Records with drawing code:
■ ■ ■ ■ ■ ■ ■
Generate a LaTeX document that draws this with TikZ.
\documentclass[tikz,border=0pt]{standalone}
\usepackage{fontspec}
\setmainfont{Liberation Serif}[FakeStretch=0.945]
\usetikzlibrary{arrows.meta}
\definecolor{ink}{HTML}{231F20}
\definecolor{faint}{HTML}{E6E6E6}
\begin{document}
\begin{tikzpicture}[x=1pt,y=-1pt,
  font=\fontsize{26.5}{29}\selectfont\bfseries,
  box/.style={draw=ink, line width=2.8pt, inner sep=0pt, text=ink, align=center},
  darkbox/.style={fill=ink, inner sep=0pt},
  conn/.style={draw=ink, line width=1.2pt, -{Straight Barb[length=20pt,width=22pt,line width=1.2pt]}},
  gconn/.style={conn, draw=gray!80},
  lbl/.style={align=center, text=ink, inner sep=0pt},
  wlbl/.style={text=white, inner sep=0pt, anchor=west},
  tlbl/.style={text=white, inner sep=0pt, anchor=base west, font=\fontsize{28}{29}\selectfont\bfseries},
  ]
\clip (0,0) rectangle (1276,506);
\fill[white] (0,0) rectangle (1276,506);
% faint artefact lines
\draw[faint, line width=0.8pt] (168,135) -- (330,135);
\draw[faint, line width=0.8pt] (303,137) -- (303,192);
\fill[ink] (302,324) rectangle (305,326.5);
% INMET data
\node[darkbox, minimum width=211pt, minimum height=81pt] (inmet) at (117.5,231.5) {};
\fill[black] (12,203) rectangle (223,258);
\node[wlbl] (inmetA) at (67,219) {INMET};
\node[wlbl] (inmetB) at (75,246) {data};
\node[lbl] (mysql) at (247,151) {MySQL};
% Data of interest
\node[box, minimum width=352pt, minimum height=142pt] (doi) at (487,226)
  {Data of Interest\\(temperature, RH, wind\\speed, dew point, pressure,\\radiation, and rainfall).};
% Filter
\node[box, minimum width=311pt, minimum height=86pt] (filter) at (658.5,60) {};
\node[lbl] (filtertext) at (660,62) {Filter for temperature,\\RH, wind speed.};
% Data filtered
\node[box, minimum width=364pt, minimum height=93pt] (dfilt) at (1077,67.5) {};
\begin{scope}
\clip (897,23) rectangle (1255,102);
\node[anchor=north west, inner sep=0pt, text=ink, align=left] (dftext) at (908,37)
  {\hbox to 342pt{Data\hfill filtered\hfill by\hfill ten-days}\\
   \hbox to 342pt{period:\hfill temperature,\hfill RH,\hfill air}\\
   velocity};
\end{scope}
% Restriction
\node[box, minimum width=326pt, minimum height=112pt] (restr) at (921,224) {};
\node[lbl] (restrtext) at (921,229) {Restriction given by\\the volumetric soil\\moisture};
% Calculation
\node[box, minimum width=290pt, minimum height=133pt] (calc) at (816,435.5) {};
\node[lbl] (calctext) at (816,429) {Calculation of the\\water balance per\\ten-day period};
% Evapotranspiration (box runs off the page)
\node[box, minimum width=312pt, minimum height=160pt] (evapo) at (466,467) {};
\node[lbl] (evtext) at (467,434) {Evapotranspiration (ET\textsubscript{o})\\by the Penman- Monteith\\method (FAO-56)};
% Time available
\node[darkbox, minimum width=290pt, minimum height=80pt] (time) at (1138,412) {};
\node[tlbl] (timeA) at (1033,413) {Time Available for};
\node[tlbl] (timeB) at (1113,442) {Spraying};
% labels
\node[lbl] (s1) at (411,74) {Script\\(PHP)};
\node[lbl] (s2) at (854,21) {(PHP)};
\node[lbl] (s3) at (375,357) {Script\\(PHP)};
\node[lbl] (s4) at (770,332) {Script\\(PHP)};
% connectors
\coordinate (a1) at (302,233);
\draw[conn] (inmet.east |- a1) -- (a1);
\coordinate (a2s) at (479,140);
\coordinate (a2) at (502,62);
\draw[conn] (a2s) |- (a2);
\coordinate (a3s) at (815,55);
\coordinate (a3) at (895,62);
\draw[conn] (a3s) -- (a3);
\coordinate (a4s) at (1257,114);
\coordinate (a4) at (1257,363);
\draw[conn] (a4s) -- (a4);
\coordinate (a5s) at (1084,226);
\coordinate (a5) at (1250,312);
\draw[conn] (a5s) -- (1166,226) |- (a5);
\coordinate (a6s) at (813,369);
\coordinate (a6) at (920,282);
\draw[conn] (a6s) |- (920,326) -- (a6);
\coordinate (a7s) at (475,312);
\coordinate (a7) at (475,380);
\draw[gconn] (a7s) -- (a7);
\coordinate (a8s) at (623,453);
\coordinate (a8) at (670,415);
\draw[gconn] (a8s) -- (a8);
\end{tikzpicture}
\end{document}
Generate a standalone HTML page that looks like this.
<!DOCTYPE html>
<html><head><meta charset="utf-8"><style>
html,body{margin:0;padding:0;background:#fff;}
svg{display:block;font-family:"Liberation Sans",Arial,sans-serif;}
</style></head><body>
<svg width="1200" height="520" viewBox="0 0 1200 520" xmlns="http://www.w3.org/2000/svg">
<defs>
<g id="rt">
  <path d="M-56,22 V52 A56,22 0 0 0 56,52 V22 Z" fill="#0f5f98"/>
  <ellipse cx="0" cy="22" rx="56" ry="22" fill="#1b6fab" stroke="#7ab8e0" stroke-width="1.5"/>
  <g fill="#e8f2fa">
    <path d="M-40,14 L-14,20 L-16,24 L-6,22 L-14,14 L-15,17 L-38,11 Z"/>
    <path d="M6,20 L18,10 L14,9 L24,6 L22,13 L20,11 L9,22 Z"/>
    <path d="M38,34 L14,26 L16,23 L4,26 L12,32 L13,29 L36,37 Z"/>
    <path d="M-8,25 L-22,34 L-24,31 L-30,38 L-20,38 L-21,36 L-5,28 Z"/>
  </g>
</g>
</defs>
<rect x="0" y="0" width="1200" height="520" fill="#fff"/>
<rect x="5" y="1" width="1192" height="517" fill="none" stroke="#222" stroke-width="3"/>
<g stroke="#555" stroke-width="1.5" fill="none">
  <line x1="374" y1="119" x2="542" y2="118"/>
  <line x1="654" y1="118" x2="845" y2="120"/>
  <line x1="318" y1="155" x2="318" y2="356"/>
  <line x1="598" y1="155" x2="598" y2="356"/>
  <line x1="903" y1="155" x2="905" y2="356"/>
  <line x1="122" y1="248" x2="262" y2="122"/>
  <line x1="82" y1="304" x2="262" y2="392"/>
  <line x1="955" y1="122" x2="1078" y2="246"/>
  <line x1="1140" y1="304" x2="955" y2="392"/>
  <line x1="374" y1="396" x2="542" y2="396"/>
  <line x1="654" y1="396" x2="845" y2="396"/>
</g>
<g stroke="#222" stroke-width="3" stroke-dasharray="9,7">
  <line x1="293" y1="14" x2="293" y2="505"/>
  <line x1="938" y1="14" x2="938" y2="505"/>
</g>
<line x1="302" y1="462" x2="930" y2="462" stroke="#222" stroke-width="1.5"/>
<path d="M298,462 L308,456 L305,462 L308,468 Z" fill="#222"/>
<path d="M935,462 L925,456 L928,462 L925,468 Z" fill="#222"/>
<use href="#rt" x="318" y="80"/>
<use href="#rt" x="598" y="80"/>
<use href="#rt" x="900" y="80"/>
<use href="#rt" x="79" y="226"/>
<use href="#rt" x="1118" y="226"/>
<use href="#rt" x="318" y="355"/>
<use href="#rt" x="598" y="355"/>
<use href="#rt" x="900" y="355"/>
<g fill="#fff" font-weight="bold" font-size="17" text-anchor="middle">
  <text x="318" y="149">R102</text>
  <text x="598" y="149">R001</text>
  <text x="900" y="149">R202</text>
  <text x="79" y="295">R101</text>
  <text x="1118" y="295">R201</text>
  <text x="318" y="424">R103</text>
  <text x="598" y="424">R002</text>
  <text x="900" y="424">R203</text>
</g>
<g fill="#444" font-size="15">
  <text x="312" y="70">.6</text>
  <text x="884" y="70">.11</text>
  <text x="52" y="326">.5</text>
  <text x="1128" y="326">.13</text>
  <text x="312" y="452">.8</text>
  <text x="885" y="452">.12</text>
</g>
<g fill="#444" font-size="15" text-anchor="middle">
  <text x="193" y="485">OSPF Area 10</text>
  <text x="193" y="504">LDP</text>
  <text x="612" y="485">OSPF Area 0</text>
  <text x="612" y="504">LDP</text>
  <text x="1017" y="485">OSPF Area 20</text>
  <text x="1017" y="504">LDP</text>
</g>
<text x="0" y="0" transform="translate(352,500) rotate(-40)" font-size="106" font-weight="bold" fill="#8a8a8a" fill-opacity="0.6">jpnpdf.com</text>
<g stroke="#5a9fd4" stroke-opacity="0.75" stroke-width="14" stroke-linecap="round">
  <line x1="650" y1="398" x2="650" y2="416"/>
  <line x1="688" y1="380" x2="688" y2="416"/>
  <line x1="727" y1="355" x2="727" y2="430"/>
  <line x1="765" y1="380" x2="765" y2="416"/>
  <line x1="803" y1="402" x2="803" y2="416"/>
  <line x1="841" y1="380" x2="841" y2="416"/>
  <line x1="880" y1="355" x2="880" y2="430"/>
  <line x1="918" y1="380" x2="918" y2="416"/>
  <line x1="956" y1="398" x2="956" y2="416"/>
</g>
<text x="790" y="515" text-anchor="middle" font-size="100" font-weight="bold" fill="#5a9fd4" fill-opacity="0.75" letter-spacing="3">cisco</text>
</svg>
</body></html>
■ ■ ■ ■ ■ ■ ■
» BRIEF: Copy out every line where the word "that" occurs.

» COMPLETE RESPONSE:
Generate a LaTeX document that draws this with TikZ.
Generate a standalone HTML page that looks like this.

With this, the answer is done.